Which database is better for a startup building an MVP?
For most startups, PostgreSQL is the safest default choice. It handles structured and semi-structured data (via JSONB), supports complex queries, provides ACID transactions, and scales vertically to handle millions of users before you need to consider sharding. Its flexibility means you can start with a relational schema and add document-style storage as needed. MongoDB is a strong alternative if your data model is genuinely document-oriented and you do not need multi-table transactions. Avoid choosing a database based on hype; choose based on your actual data model and access patterns.
How do SQL and NoSQL databases handle data consistency differently?
SQL databases enforce strong consistency by default through ACID transactions. When a transaction commits, all subsequent reads reflect the updated state. NoSQL databases often use eventual consistency, meaning that after a write, different replicas may temporarily return different values until they synchronize. Some NoSQL databases offer tunable consistency: you can configure the number of replicas that must acknowledge a write before it is considered successful. For example, Cassandra lets you set consistency levels per query (ONE, QUORUM, ALL), trading latency for stronger guarantees. DynamoDB offers both eventually consistent and strongly consistent reads.
What are the cost implications of choosing SQL vs NoSQL at scale?

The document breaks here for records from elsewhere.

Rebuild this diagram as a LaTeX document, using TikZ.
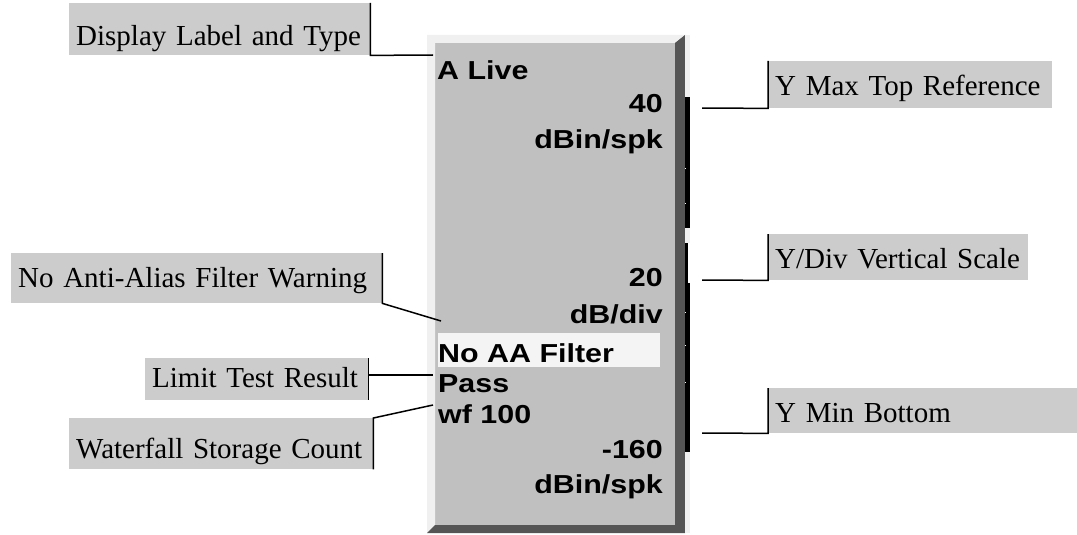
\documentclass[tikz,border=0pt]{standalone}
\usepackage{fontspec}
\setmainfont{Liberation Serif}
\newfontfamily\panelfont{Liberation Sans}[FakeStretch=1.17]
\definecolor{Ink}{HTML}{000000}
\definecolor{Tag}{HTML}{CCCCCC}
\definecolor{Face}{HTML}{C0C0C0}
\definecolor{Lite}{HTML}{F0F0F0}
\definecolor{Shade}{HTML}{555555}
\definecolor{Hilite}{HTML}{F4F4F4}
\tikzset{
  tag/.style={fill=Tag,anchor=north west,inner xsep=7pt,inner ysep=0pt,align=left,
    font=\fontsize{29}{34}\selectfont},
  readout/.style={inner sep=0pt,font=\panelfont\bfseries\fontsize{26}{30}\selectfont},
  lead/.style={draw=Ink,line width=1.5pt}
}
\begin{document}
\begin{tikzpicture}[x=1pt,y=-1pt]
        \useasboundingbox (0,0) rectangle (1077,535);
        \fill[Face] (427,35) rectangle (685,533);
        \fill[Lite] (427,35) -- (685,35) -- (675,43) -- (435,43) -- (435,525) -- (427,533) -- cycle;
        \fill[Shade] (685,35) -- (685,533) -- (427,533) -- (435,525) -- (675,525) -- (675,43) -- cycle;
        \fill[Lite] (685,35) rectangle (690,533);
        \fill[Ink] (685,97) rectangle (690,228);
        \fill[Ink] (685,243) rectangle (690,452);
        \fill[white] (688,243) rectangle (690,283);
        \foreach \y in {168,203,312,345,382} {
          \fill[white] (685,\y) rectangle (686,\y+1);
        }
        \fill[Hilite] (438,333) rectangle (660,367);
        \node[readout,anchor=base west] (aLive) at (437,80) {A Live};
        \node[readout,anchor=base east] (topVal) at (663,113) {40};
        \node[readout,anchor=base east] (topUnit) at (663,148) {dBin/spk};
        \node[readout,anchor=base east] (divVal) at (663,286) {20};
        \node[readout,anchor=base east] (divUnit) at (663,323) {dB/div};
        \node[readout,anchor=base west] (noAA) at (438,362) {No AA Filter};
        \node[readout,anchor=base west] (pass) at (438,392) {Pass};
        \node[readout,anchor=base west] (wfNum) at (438,423) {wf 100};
        \node[readout,anchor=base east] (botVal) at (663,458) {-160};
        \node[readout,anchor=base east] (botUnit) at (663,493) {dBin/spk};
        \node[tag,text width=287pt,text height=42pt,text depth=10pt] (dispTag) at (69,3) {Display Label and Type};
        \node[tag,text width=357pt,text height=34pt,text depth=16pt] (aaTag) at (11,253) {No Anti-Alias Filter Warning};
        \node[tag,text width=209pt,text height=29pt,text depth=13pt] (limitTag) at (145,358) {Limit Test Result};
        \node[tag,text width=290pt,text height=40pt,text depth=11pt] (wfTag) at (69,418) {Waterfall Storage Count};
        \node[tag,text width=270pt,text height=34pt,text depth=13pt] (ymaxTag) at (768,61) {Y Max Top Reference};
        \node[tag,text width=246pt,text height=34pt,text depth=12pt] (ydivTag) at (768,234) {Y/Div Vertical Scale};
        \node[tag,text width=295pt,text height=34pt,text depth=11pt] (yminTag) at (768,388) {Y Min Bottom};
        \coordinate (dispTip) at (433,55);
        \coordinate (aaTip) at (441,321);
        \coordinate (passTip) at (433,375);
        \coordinate (wfTip) at (433,405);
        \coordinate (ymaxTip) at (702,108);
        \coordinate (ydivTip) at (702,280);
        \coordinate (yminTip) at (702,433);
        \draw[lead] (dispTag.north east) -- (dispTag.south east) -- (dispTip);
        \draw[lead] (aaTag.north east) -- (aaTag.south east) -- (aaTip);
        \draw[lead] (limitTag.north east) -- (limitTag.south east);
        \draw[lead] (limitTag.east |- passTip) -- (passTip);
        \draw[lead] (wfTag.south east) -- (wfTag.north east) -- (wfTip);
        \draw[lead] (ymaxTag.north west) -- (ymaxTag.south west) -- (ymaxTip);
        \draw[lead] (ydivTag.north west) -- (ydivTag.south west) -- (ydivTip);
        \draw[lead] (yminTag.north west) -- (yminTag.south west) -- (yminTip);
      \end{tikzpicture}
\end{document}
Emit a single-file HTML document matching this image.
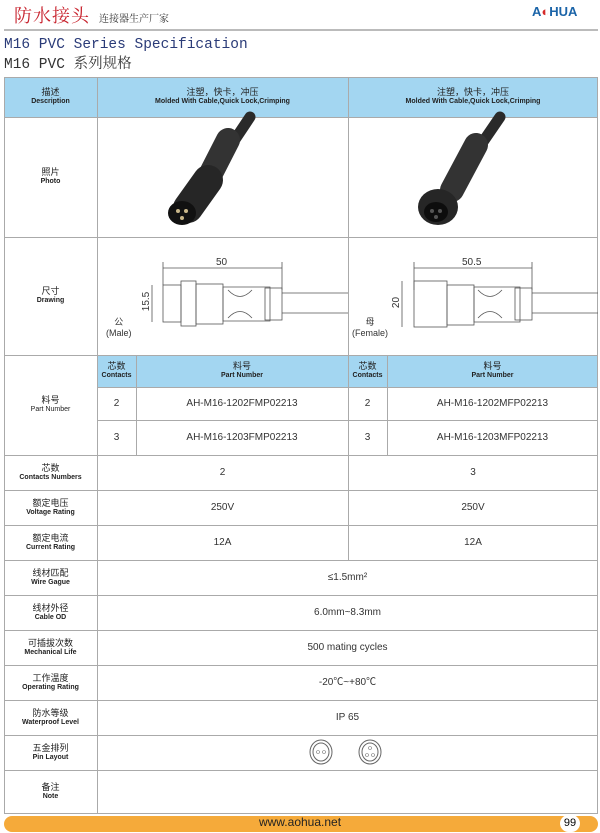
<!DOCTYPE html>
<html><head><meta charset="utf-8"><style>
body{margin:0;width:600px;height:833px;background:#fff;position:relative;overflow:hidden;font-family:"Liberation Sans","Noto Sans CJK SC",sans-serif;}
.a{position:absolute}
.c{position:absolute;display:flex;flex-direction:column;align-items:center;justify-content:center;text-align:center;font-size:9px;color:#222;line-height:1.2}
.c b{font-size:7px}
.h{background:#a3d6f1}
.hl{position:absolute;height:1px;background:#aaa}
.vl{position:absolute;width:1px;background:#aaa}
.v{font-size:10px;color:#333}
</style></head><body>
<div class="a" style="left:14px;top:4px;font-family:'Noto Serif CJK SC',serif;font-size:18px;line-height:22px;color:#c8242f;letter-spacing:1px">防水接头</div>
<div class="a" style="left:99px;top:11px;font-family:'Noto Serif CJK SC',serif;font-size:10px;line-height:14px;color:#333">连接器生产厂家</div>
<div class="a" style="left:532px;top:4px;font-size:13px;line-height:16px;font-weight:bold;color:#1b64a8">A<span style="color:#d52a2a">◐</span>HUA</div>
<div class="a" style="left:4px;top:29px;width:594px;height:2px;background:#bbb"></div>
<div class="a" style="left:4px;top:36px;font-family:'Liberation Mono',monospace;font-size:14.5px;line-height:18px;color:#2a3b78">M16 PVC Series Specification</div>
<div class="a" style="left:4px;top:56px;font-family:'Liberation Mono','Noto Serif CJK SC',monospace;font-size:14.5px;line-height:18px;color:#333">M16 PVC 系列规格</div>

<div class="a h" style="left:4px;top:77px;width:594px;height:40px"></div>
<div class="a h" style="left:97px;top:355px;width:501px;height:32px"></div>
<div class="c" style="left:4px;top:77px;width:93px;height:40px">描述<b>Description</b></div>
<div class="c" style="left:97px;top:77px;width:251px;height:40px">注塑，快卡，冲压<b>Molded With Cable,Quick Lock,Crimping</b></div>
<div class="c" style="left:348px;top:77px;width:250px;height:40px">注塑，快卡，冲压<b>Molded With Cable,Quick Lock,Crimping</b></div>

<div class="hl" style="left:4px;width:594px;top:77px"></div>
<div class="hl" style="left:4px;width:594px;top:117px"></div>
<div class="hl" style="left:4px;width:594px;top:237px"></div>
<div class="hl" style="left:4px;width:594px;top:355px"></div>
<div class="hl" style="left:97px;width:501px;top:387px"></div>
<div class="hl" style="left:97px;width:501px;top:420px"></div>
<div class="hl" style="left:4px;width:594px;top:455px"></div>
<div class="hl" style="left:4px;width:594px;top:490px"></div>
<div class="hl" style="left:4px;width:594px;top:525px"></div>
<div class="hl" style="left:4px;width:594px;top:560px"></div>
<div class="hl" style="left:4px;width:594px;top:595px"></div>
<div class="hl" style="left:4px;width:594px;top:630px"></div>
<div class="hl" style="left:4px;width:594px;top:665px"></div>
<div class="hl" style="left:4px;width:594px;top:700px"></div>
<div class="hl" style="left:4px;width:594px;top:735px"></div>
<div class="hl" style="left:4px;width:594px;top:770px"></div>
<div class="hl" style="left:4px;width:594px;top:813px"></div>
<div class="vl" style="left:4px;top:77px;height:737px"></div>
<div class="vl" style="left:597px;top:77px;height:737px"></div>
<div class="vl" style="left:97px;top:77px;height:737px"></div>
<div class="vl" style="left:348px;top:77px;height:483px"></div>
<div class="vl" style="left:136px;top:355px;height:100px"></div>
<div class="vl" style="left:387px;top:355px;height:100px"></div>

<div class="c" style="left:4px;top:117px;width:93px;height:120px">照片<b>Photo</b></div>
<div class="c" style="left:4px;top:237px;width:93px;height:118px">尺寸<b>Drawing</b></div>
<div class="c" style="left:4px;top:355px;width:93px;height:100px">料号<b style="font-weight:normal">Part Number</b></div>
<div class="c" style="left:97px;top:355px;width:39px;height:32px">芯数<b>Contacts</b></div>
<div class="c" style="left:136px;top:355px;width:212px;height:32px">料号<b>Part Number</b></div>
<div class="c" style="left:348px;top:355px;width:39px;height:32px">芯数<b>Contacts</b></div>
<div class="c" style="left:387px;top:355px;width:211px;height:32px">料号<b>Part Number</b></div>
<div class="c v" style="left:97px;top:387px;width:39px;height:33px">2</div>
<div class="c v" style="left:136px;top:387px;width:212px;height:33px">AH-M16-1202FMP02213</div>
<div class="c v" style="left:348px;top:387px;width:39px;height:33px">2</div>
<div class="c v" style="left:387px;top:387px;width:211px;height:33px">AH-M16-1202MFP02213</div>
<div class="c v" style="left:97px;top:420px;width:39px;height:35px">3</div>
<div class="c v" style="left:136px;top:420px;width:212px;height:35px">AH-M16-1203FMP02213</div>
<div class="c v" style="left:348px;top:420px;width:39px;height:35px">3</div>
<div class="c v" style="left:387px;top:420px;width:211px;height:35px">AH-M16-1203MFP02213</div>

<div class="c" style="left:4px;top:455px;width:93px;height:35px">芯数<b>Contacts Numbers</b></div>
<div class="c v" style="left:97px;top:455px;width:251px;height:35px">2</div>
<div class="c v" style="left:348px;top:455px;width:250px;height:35px">3</div>
<div class="c" style="left:4px;top:490px;width:93px;height:35px">额定电压<b>Voltage Rating</b></div>
<div class="c v" style="left:97px;top:490px;width:251px;height:35px">250V</div>
<div class="c v" style="left:348px;top:490px;width:250px;height:35px">250V</div>
<div class="c" style="left:4px;top:525px;width:93px;height:35px">额定电流<b>Current Rating</b></div>
<div class="c v" style="left:97px;top:525px;width:251px;height:35px">12A</div>
<div class="c v" style="left:348px;top:525px;width:250px;height:35px">12A</div>
<div class="c" style="left:4px;top:560px;width:93px;height:35px">线材匹配<b>Wire Gague</b></div>
<div class="c v" style="left:97px;top:560px;width:501px;height:35px">≤1.5mm²</div>
<div class="c" style="left:4px;top:595px;width:93px;height:35px">线材外径<b>Cable OD</b></div>
<div class="c v" style="left:97px;top:595px;width:501px;height:35px">6.0mm~8.3mm</div>
<div class="c" style="left:4px;top:630px;width:93px;height:35px">可插拔次数<b>Mechanical Life</b></div>
<div class="c v" style="left:97px;top:630px;width:501px;height:35px">500 mating cycles</div>
<div class="c" style="left:4px;top:665px;width:93px;height:35px">工作温度<b>Operating Rating</b></div>
<div class="c v" style="left:97px;top:665px;width:501px;height:35px">-20℃~+80℃</div>
<div class="c" style="left:4px;top:700px;width:93px;height:35px">防水等级<b>Waterproof Level</b></div>
<div class="c v" style="left:97px;top:700px;width:501px;height:35px">IP 65</div>
<div class="c" style="left:4px;top:735px;width:93px;height:35px">五金排列<b>Pin Layout</b></div>
<div class="c" style="left:4px;top:770px;width:93px;height:43px">备注<b>Note</b></div>

<svg class="a" style="left:0;top:0" width="600" height="833">
<g fill="none" stroke="#666">
<ellipse cx="321" cy="752" rx="11" ry="12"/><ellipse cx="321" cy="752" rx="8" ry="9"/>
<ellipse cx="370" cy="752" rx="11" ry="12"/><ellipse cx="370" cy="752" rx="8" ry="9"/>
</g>
<g fill="none" stroke="#777" stroke-width="0.6"><circle cx="318" cy="752" r="1.5"/><circle cx="324" cy="752" r="1.5"/><circle cx="370" cy="748" r="1.5"/><circle cx="367" cy="755" r="1.5"/><circle cx="373" cy="755" r="1.5"/></g>
<g stroke-linecap="round">
<line x1="250" y1="117" x2="228" y2="150" stroke="#2a2a2a" stroke-width="11"/>
<line x1="228" y1="140" x2="205" y2="185" stroke="#333" stroke-width="24"/>
<line x1="208" y1="180" x2="188" y2="208" stroke="#262626" stroke-width="30"/>
<ellipse cx="182" cy="213" rx="14" ry="12" fill="#111"/>
<circle cx="178" cy="211" r="2" fill="#c9b78a"/><circle cx="186" cy="211" r="2" fill="#c9b78a"/><circle cx="182" cy="218" r="2" fill="#c9b78a"/>
<line x1="500" y1="117" x2="474" y2="155" stroke="#2a2a2a" stroke-width="11"/>
<line x1="476" y1="145" x2="452" y2="190" stroke="#333" stroke-width="24"/>
<ellipse cx="438" cy="207" rx="20" ry="18" fill="#262626"/>
<ellipse cx="436" cy="212" rx="12" ry="10" fill="#0d0d0d"/>
<circle cx="432" cy="211" r="2" fill="#555"/><circle cx="440" cy="211" r="2" fill="#555"/><circle cx="436" cy="217" r="2" fill="#555"/>
</g>
<g fill="none" stroke="#555" stroke-width="0.8">
<line x1="163" y1="268" x2="282" y2="268"/><line x1="163" y1="262" x2="163" y2="285"/><line x1="282" y1="262" x2="282" y2="290"/>
<line x1="152" y1="285" x2="152" y2="322"/>
<rect x="163" y="285" width="18" height="37"/><rect x="181" y="281" width="15" height="45"/><rect x="196" y="284" width="27" height="40"/>
<path d="M223 287 H270 V321 H223 Z M228 290 Q240 303 252 290 M228 318 Q240 305 252 318"/>
<rect x="265" y="288" width="17" height="32"/>
<line x1="282" y1="293" x2="348" y2="293"/><line x1="282" y1="313" x2="348" y2="313"/>
<line x1="414" y1="268" x2="532" y2="268"/><line x1="414" y1="262" x2="414" y2="290"/><line x1="532" y1="262" x2="532" y2="290"/>
<line x1="402" y1="281" x2="402" y2="327"/>
<rect x="414" y="281" width="33" height="46"/><rect x="447" y="285" width="27" height="40"/>
<path d="M474 287 H520 V322 H474 Z M478 290 Q490 303 502 290 M478 318 Q490 305 502 318"/>
<rect x="515" y="288" width="17" height="32"/>
<line x1="532" y1="293" x2="598" y2="293"/><line x1="532" y1="313" x2="598" y2="313"/>
</g>
</svg>
<div class="a" style="left:216px;top:257px;font-size:10px;color:#333">50</div>
<div class="a" style="left:462px;top:257px;font-size:10px;color:#333">50.5</div>
<div class="a" style="left:137px;top:296px;font-size:10px;color:#333;transform:rotate(-90deg)">15.5</div>
<div class="a" style="left:391px;top:297px;font-size:10px;color:#333;transform:rotate(-90deg)">20</div>
<div class="a" style="left:106px;top:315px;font-size:9px;color:#333;text-align:center">公<br>(Male)</div>
<div class="a" style="left:352px;top:315px;font-size:9px;color:#333;text-align:center">母<br>(Female)</div>

<div class="a" style="left:4px;top:816px;width:594px;height:16px;background:#f5aa3a;border-radius:8px"></div>
<div class="a" style="left:0;top:815px;width:600px;text-align:center;font-size:12px;color:#222">www.aohua.net</div>
<div class="a" style="left:560px;top:815px;width:20px;height:17px;border-radius:9px;background:#fff;font-size:11px;text-align:center;line-height:17px">99</div>
</body></html>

Cost depends on your workload and infrastructure choices. SQL databases scaled vertically require increasingly expensive hardware, but you only manage one server. NoSQL databases scaled horizontally use cheaper commodity hardware but require more nodes, which increases licensing costs (for commercial databases), network bandwidth, and operational overhead. Managed cloud services like Amazon RDS (SQL) and DynamoDB (NoSQL) shift costs to a pay-per-use model where you pay for throughput and storage rather than hardware. At very large scale, NoSQL databases often have a lower total cost of ownership because horizontal scaling on commodity hardware is more cost-effective than vertical scaling on enterprise-grade servers.